_What is being asked_:
Starting at the line that contains "Convert this chart to D3.js code." and stopping at the line that contains "60, 70, 80];", transcribe every line of the material below exactly; pictures stay out.

_Dataset records_:
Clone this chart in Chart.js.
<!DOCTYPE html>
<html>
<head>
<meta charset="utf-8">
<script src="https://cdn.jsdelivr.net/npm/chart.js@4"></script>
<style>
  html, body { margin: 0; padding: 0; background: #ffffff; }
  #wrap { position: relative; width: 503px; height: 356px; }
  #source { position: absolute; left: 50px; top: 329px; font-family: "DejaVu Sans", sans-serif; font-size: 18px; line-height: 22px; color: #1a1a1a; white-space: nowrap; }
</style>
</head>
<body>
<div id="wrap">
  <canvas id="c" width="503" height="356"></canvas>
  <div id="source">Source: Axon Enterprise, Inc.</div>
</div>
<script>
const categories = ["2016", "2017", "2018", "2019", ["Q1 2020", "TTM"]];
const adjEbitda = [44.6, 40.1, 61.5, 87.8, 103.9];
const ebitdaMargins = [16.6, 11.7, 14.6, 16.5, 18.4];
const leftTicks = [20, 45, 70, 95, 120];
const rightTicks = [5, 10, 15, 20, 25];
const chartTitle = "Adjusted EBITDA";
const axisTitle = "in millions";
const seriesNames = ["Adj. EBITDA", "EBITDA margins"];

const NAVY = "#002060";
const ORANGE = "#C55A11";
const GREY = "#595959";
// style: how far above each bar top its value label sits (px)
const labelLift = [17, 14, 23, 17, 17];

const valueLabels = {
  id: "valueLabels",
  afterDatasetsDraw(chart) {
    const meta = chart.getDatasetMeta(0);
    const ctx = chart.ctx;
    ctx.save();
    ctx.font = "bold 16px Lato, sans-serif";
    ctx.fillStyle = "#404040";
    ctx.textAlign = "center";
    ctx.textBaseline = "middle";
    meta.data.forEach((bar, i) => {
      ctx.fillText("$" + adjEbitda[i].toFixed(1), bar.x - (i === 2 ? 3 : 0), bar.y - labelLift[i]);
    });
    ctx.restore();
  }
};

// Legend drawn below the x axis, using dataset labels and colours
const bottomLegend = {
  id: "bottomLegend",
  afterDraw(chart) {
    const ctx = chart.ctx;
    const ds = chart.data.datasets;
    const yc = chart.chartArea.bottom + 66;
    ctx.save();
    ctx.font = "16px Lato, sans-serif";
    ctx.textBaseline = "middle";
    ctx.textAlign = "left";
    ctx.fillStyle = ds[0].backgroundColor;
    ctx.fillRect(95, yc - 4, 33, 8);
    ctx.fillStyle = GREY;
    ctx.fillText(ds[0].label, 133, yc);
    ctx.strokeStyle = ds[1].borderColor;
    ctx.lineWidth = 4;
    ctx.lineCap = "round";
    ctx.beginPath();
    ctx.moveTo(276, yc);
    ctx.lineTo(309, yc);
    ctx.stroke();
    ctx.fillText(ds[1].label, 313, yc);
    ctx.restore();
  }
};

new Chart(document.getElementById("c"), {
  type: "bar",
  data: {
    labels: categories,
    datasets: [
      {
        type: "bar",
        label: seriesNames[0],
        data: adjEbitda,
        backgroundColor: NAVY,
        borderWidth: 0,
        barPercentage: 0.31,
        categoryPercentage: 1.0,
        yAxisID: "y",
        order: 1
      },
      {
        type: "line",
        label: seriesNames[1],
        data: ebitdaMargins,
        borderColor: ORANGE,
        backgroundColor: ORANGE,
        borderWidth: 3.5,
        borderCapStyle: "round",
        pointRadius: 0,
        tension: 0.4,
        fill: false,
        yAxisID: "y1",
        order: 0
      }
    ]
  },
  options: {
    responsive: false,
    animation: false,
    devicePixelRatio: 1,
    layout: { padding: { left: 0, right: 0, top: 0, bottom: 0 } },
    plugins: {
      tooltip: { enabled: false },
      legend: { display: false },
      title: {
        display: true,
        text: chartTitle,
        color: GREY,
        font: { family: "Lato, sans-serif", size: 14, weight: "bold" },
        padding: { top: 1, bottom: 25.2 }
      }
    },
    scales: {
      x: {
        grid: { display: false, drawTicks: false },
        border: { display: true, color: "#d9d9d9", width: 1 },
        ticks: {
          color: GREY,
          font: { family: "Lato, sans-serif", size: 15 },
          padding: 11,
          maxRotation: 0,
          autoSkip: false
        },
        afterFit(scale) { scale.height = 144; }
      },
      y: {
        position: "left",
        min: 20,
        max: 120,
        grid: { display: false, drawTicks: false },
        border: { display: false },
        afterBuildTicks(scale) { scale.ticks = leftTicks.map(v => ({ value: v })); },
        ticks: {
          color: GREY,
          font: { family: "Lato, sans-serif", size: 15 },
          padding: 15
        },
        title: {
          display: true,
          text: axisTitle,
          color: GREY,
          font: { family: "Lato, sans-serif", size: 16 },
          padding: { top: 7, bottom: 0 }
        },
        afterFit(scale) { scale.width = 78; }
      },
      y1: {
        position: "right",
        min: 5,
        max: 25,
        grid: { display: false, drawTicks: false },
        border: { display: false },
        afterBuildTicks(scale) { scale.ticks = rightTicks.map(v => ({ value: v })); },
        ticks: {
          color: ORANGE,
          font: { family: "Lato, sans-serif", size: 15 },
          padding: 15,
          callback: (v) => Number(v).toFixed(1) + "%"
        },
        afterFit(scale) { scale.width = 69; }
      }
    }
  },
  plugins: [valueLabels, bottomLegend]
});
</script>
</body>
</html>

...

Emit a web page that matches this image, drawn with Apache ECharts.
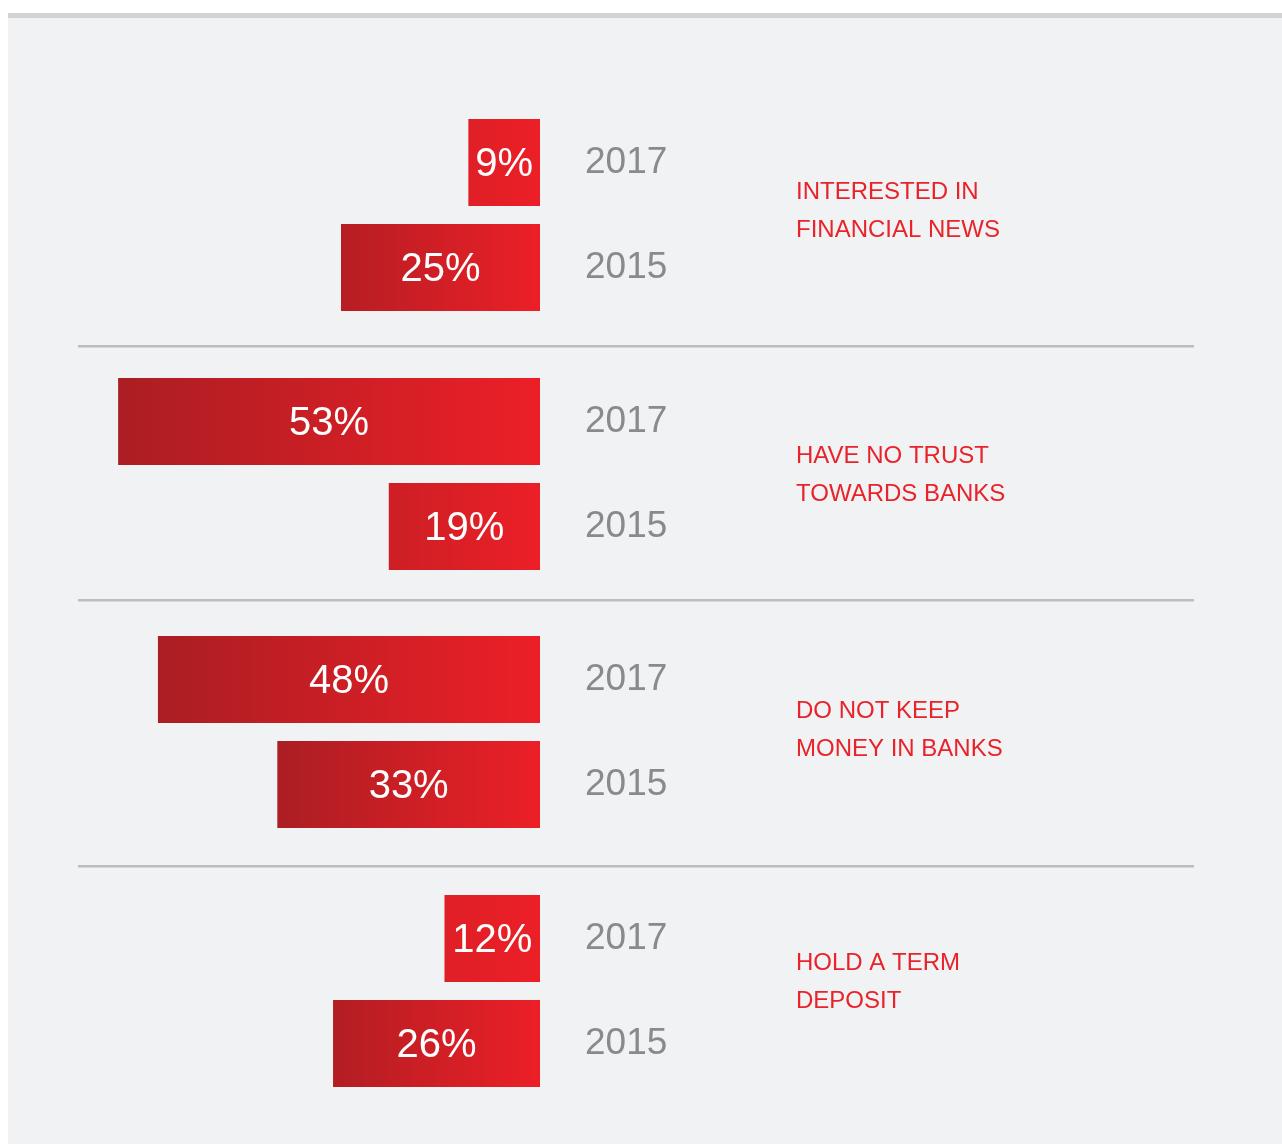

---

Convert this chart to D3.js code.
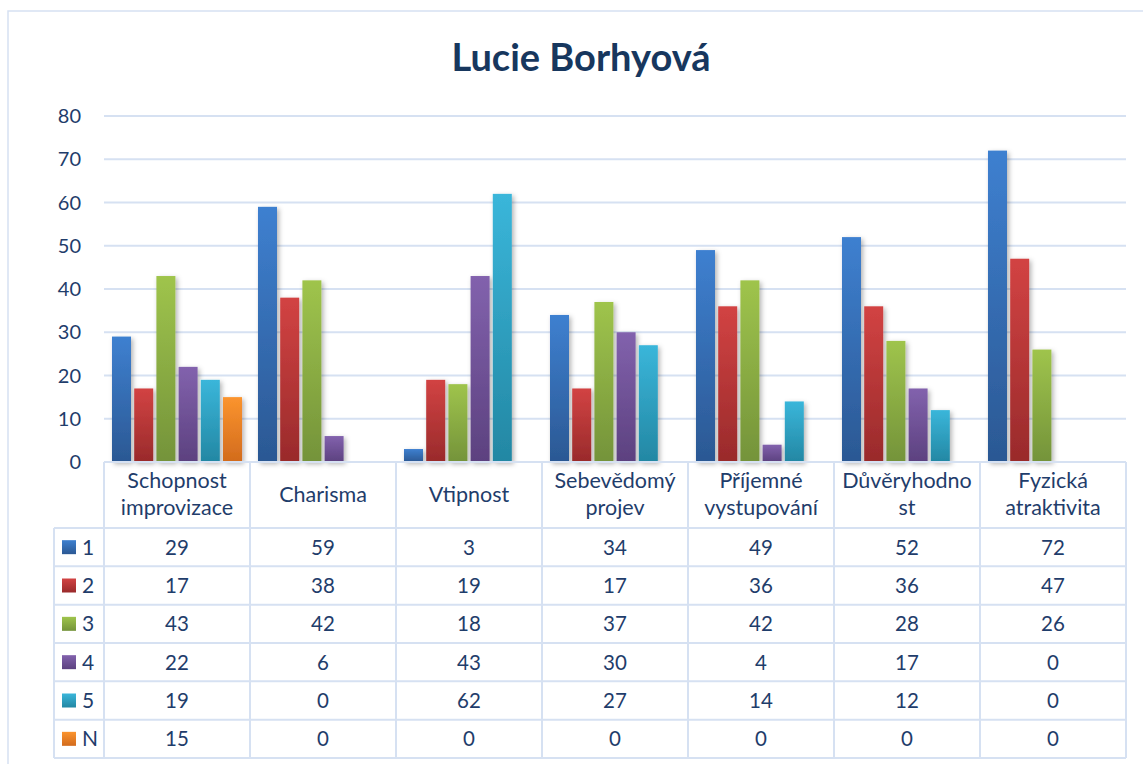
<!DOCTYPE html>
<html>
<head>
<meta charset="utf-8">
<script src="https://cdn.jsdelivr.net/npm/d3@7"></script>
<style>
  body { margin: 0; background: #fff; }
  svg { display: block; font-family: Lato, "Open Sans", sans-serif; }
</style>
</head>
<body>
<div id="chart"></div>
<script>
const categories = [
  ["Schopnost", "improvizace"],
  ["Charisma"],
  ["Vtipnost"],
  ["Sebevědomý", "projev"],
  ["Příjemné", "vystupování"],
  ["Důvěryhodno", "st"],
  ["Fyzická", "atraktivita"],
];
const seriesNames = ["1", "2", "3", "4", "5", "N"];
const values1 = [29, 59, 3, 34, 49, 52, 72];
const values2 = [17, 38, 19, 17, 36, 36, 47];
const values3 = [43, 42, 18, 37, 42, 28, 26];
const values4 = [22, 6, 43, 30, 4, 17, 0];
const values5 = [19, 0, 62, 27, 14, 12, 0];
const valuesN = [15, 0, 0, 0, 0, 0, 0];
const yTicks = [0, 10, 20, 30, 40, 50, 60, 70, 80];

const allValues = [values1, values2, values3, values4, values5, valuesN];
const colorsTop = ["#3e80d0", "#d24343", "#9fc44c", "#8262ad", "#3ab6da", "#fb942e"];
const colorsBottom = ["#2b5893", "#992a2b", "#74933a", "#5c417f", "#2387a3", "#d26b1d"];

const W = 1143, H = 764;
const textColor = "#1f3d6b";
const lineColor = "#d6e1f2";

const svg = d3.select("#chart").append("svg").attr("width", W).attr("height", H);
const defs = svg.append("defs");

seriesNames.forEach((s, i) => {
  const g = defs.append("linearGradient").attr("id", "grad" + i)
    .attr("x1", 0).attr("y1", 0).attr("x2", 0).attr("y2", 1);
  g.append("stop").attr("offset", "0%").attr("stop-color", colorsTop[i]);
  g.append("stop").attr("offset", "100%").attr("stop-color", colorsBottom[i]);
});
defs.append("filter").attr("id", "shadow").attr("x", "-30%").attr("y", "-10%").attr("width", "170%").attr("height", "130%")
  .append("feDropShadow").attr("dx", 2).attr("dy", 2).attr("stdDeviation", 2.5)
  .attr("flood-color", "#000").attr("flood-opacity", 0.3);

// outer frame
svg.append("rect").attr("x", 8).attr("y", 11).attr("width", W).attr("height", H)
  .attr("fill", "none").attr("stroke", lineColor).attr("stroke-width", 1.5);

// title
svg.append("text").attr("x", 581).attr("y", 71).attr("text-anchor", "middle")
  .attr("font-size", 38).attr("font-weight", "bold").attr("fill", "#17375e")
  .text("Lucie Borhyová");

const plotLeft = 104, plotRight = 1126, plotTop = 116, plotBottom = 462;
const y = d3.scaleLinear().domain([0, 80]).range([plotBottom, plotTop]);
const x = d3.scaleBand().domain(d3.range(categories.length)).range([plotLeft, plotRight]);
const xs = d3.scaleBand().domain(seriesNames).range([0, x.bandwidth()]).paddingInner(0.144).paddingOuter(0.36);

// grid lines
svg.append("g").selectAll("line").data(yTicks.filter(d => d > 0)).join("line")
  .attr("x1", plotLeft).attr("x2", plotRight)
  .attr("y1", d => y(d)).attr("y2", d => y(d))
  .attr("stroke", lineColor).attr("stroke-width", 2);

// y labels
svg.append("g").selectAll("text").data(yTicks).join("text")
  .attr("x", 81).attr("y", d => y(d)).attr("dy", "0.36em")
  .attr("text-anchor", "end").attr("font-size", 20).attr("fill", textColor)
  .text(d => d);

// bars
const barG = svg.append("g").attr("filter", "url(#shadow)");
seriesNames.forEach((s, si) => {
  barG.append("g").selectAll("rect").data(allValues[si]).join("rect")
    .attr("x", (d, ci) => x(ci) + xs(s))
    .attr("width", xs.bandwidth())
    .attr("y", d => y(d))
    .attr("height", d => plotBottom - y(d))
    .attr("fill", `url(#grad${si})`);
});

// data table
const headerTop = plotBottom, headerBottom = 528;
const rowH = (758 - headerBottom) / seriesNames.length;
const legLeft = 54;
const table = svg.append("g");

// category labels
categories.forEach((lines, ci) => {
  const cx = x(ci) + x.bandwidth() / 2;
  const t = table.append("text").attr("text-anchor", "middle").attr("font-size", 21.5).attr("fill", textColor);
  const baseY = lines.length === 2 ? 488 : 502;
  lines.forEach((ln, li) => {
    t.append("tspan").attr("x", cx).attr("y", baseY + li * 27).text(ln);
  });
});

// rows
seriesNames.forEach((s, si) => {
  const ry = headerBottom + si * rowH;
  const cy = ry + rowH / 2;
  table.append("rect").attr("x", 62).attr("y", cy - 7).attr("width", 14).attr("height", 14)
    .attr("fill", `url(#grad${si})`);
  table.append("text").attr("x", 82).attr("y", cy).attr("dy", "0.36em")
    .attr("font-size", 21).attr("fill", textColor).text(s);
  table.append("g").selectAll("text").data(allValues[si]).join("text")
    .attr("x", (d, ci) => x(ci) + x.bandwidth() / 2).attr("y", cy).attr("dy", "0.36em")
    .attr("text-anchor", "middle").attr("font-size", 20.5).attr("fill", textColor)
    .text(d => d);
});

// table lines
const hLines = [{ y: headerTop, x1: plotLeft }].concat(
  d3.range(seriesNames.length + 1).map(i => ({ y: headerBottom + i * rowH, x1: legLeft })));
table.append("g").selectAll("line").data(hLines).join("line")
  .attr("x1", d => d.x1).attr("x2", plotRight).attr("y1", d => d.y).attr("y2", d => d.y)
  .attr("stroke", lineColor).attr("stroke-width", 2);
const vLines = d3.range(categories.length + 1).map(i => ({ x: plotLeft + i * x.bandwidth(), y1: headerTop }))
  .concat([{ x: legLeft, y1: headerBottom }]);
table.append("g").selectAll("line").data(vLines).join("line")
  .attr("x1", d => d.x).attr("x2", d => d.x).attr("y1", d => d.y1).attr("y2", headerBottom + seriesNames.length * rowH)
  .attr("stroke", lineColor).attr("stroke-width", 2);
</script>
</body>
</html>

_Solved exercise_:
Convert this chart to D3.js code.
<!DOCTYPE html>
<html>
<head>
<meta charset="utf-8">
<script src="https://cdn.jsdelivr.net/npm/d3@7"></script>
<style>
  body { margin: 0; background: #fff; }
  svg { display: block; font-family: Lato, "Open Sans", sans-serif; }
</style>
</head>
<body>
<div id="chart"></div>
<script>
const categories = [
  ["Schopnost", "improvizace"],
  ["Charisma"],
  ["Vtipnost"],
  ["Sebevědomý", "projev"],
  ["Příjemné", "vystupování"],
  ["Důvěryhodno", "st"],
  ["Fyzická", "atraktivita"],
];
const seriesNames = ["1", "2", "3", "4", "5", "N"];
const values1 = [29, 59, 3, 34, 49, 52, 72];
const values2 = [17, 38, 19, 17, 36, 36, 47];
const values3 = [43, 42, 18, 37, 42, 28, 26];
const values4 = [22, 6, 43, 30, 4, 17, 0];
const values5 = [19, 0, 62, 27, 14, 12, 0];
const valuesN = [15, 0, 0, 0, 0, 0, 0];
const yTicks = [0, 10, 20, 30, 40, 50, 60, 70, 80];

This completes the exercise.